Constable Watson made the disclosure while addressing a violence prevention and peace-building symposium at the Montego Bay Community College, recently.

The symposium was organised by the Violence Prevention Alliance (VPA) in partnership with the Ministry of National Security, under the theme 'Collaboration and Evidence-driven Interventions: Making a Difference Towards Achieving a Safe and Violence-free Jamaica'.

“In an effort to regain trust and to rebuild peace, the St James Division partnered with both internal and external stakeholders to start several programmes, some of which are the breakfast feeding programme, Youth Empowerment Summer Camp and Community Renovation,” she shared.

Through the Youth Empowerment Summer Camp, Constable Watson said that young people and children who were enrolled in the programme were exposed to life skills and social etiquette.

“Conflict resolution is vital and they were taught how to manage everyday conflicts that normally result in violence. These sessions provided the opportunity to bridge gaps between families who were at war or who had been alienated by feuds through their children,” she pointed out.
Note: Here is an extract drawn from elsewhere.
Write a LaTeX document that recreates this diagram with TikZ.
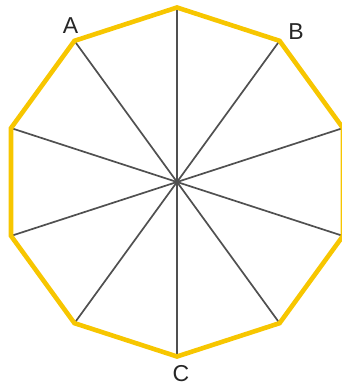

Meanwhile, for the community renovation projects, which entailed the development of the community through projects that seek to beautify and enhance life in the community, Constable Watson explained that they gave residents and the police a great avenue to work together in achieving the desired results.

“In Salt Spring young men from the community all came together putting aside their differences to renovate their garbage receptacle, repair the school's fencing and to build tank stands for the schools,” said Constable Watson.

Through these projects, she observed, a mutual understanding of trust and peace was practised in an effort to make a common goal a reality and “that was in the beautification of their environment.”

“People saw the efforts being made and then joined in as they wanted to be a part of the process of change,” she stressed.

Constable Watson emphasised that in order to develop trust and peace in any community there must be a mutual understanding between all parties involved and a willingness to work together.

“There must be an open line of communication between all parties as no relationship can thrive without this,” she stressed.